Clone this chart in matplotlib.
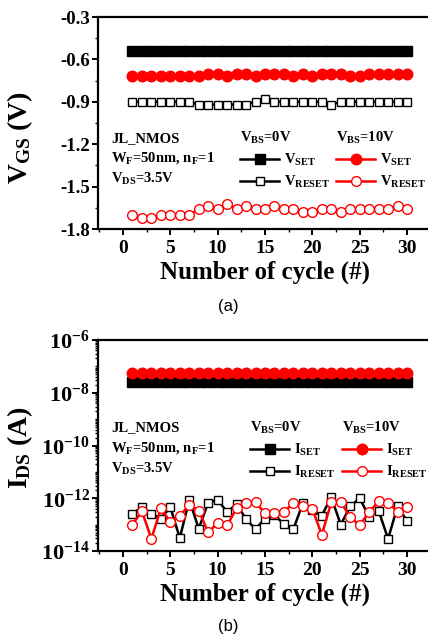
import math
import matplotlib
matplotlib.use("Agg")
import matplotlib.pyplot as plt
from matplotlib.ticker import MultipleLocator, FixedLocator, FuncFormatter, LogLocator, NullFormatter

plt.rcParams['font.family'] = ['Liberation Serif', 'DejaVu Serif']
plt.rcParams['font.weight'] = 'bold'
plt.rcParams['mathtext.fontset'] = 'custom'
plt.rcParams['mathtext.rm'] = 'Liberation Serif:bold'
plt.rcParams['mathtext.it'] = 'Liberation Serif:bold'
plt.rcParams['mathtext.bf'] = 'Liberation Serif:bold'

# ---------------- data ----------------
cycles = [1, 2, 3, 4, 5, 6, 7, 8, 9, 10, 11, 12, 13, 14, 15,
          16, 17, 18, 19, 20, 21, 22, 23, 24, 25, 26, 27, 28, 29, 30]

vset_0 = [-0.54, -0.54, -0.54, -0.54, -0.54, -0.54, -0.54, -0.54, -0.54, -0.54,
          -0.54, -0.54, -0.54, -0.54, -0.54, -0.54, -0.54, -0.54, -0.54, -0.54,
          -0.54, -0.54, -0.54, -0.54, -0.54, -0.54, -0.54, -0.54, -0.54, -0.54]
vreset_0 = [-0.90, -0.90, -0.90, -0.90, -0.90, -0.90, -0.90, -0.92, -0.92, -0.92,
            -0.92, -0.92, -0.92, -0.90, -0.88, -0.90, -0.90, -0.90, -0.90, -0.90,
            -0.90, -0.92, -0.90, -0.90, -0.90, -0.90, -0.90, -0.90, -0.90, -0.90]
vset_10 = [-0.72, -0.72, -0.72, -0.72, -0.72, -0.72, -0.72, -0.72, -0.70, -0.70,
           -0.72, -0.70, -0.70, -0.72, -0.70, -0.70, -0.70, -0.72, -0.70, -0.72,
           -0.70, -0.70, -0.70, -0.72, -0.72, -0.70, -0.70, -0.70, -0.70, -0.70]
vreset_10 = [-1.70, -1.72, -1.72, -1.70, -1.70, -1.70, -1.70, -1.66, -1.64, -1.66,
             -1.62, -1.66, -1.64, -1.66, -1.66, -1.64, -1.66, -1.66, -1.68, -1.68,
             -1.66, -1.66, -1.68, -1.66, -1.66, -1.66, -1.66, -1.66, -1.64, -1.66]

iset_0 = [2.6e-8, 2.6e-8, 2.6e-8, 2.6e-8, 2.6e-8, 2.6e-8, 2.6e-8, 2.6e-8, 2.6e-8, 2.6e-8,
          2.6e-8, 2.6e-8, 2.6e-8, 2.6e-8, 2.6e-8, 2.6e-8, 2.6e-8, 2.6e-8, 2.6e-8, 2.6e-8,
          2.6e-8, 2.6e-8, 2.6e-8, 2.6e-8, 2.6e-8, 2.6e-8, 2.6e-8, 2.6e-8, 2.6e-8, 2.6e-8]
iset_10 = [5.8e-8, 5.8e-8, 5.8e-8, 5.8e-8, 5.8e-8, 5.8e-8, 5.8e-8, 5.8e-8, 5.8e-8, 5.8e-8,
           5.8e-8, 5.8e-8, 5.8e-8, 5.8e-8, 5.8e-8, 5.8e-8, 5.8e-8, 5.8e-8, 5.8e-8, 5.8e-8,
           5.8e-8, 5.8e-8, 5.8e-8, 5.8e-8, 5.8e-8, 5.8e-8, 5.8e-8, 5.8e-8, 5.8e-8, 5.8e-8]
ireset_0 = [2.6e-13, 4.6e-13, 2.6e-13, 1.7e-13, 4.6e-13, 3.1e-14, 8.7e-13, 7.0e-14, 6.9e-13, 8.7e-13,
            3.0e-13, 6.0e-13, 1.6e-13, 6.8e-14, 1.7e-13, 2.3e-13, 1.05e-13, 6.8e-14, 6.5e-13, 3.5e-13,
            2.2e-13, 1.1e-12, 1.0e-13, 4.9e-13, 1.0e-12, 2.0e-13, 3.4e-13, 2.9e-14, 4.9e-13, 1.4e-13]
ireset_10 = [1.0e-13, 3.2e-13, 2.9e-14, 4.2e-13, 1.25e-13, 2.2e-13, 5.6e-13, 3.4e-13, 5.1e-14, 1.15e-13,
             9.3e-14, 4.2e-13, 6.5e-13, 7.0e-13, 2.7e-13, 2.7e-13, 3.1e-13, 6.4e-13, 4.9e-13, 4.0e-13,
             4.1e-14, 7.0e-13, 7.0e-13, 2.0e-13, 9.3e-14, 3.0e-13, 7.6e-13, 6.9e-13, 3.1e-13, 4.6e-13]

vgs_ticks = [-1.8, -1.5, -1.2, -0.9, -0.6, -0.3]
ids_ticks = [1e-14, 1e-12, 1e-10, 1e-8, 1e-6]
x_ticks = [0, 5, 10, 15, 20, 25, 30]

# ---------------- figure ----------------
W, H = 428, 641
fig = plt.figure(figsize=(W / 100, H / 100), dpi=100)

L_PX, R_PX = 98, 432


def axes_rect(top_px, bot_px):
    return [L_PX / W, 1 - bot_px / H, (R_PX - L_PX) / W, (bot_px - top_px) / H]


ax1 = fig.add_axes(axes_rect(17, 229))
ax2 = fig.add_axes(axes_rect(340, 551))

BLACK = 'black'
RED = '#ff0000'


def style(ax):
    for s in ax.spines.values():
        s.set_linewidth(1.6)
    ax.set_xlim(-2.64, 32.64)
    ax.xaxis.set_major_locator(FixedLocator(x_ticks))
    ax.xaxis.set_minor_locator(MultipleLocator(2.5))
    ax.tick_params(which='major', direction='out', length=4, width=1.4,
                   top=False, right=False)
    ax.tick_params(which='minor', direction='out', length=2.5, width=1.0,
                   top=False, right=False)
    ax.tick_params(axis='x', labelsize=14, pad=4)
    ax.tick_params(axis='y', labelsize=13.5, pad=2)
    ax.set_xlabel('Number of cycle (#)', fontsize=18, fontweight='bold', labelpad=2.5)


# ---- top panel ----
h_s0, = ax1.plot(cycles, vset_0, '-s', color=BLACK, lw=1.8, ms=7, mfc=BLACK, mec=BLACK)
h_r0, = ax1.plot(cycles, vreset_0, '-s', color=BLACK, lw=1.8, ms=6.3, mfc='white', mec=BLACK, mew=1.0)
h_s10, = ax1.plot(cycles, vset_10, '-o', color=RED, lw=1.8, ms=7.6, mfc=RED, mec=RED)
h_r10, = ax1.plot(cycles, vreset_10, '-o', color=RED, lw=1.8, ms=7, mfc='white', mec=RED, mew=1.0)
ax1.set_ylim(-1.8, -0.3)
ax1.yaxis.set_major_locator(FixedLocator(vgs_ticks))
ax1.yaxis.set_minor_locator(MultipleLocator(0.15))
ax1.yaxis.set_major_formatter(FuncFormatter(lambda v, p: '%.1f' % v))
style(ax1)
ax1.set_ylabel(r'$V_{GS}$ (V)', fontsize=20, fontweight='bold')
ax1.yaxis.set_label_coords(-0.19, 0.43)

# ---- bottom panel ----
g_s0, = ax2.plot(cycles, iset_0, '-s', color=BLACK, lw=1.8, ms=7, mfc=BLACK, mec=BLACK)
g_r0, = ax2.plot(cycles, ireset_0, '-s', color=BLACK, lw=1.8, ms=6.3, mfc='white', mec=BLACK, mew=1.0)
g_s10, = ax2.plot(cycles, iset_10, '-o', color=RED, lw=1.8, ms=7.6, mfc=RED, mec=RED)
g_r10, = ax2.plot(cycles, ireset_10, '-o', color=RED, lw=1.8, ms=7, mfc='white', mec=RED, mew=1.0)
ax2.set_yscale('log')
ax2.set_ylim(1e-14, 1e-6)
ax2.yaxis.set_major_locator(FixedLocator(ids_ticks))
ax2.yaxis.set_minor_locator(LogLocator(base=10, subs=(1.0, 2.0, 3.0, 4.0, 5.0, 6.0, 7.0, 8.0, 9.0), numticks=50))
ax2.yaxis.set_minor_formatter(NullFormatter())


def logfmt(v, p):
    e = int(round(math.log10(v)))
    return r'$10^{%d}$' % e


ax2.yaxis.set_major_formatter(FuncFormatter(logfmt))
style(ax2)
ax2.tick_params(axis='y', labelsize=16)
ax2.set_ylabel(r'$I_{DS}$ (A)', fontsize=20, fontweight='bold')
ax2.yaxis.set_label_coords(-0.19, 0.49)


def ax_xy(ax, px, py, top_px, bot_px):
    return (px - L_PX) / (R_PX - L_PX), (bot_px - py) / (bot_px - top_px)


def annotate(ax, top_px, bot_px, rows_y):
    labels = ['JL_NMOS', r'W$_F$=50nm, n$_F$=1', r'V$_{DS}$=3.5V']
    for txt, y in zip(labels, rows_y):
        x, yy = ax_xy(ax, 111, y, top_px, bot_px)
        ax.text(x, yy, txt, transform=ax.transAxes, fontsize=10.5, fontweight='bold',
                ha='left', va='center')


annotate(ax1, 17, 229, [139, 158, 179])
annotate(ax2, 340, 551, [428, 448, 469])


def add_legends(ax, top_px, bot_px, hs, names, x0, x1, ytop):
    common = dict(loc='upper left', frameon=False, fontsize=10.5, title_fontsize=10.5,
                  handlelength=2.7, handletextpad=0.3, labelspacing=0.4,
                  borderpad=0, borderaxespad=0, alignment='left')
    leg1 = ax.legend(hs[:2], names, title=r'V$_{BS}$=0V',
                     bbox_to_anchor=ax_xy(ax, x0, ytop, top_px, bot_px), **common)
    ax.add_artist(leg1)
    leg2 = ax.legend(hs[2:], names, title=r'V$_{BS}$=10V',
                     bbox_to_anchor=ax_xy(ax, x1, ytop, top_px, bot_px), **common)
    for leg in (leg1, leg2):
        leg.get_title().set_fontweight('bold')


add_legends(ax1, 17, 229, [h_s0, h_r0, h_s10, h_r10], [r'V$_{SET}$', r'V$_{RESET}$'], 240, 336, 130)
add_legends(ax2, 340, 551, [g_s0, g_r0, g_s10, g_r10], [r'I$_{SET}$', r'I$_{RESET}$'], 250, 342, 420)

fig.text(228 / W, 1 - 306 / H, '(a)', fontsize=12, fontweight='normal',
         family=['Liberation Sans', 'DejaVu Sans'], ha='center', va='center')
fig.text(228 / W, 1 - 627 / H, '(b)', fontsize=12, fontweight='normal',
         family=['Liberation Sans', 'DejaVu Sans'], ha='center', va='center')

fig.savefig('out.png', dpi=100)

→ EXERCISE
Copy exactly the lines running from the beginning of the listing through the line that has "from matplotlib.ticker import". Drop the pictures.

→ ANSWER FOR THIS EXERCISE
Clone this chart in matplotlib.
import math
import matplotlib
matplotlib.use("Agg")
import matplotlib.pyplot as plt
from matplotlib.ticker import MultipleLocator, FixedLocator, FuncFormatter, LogLocator, NullFormatter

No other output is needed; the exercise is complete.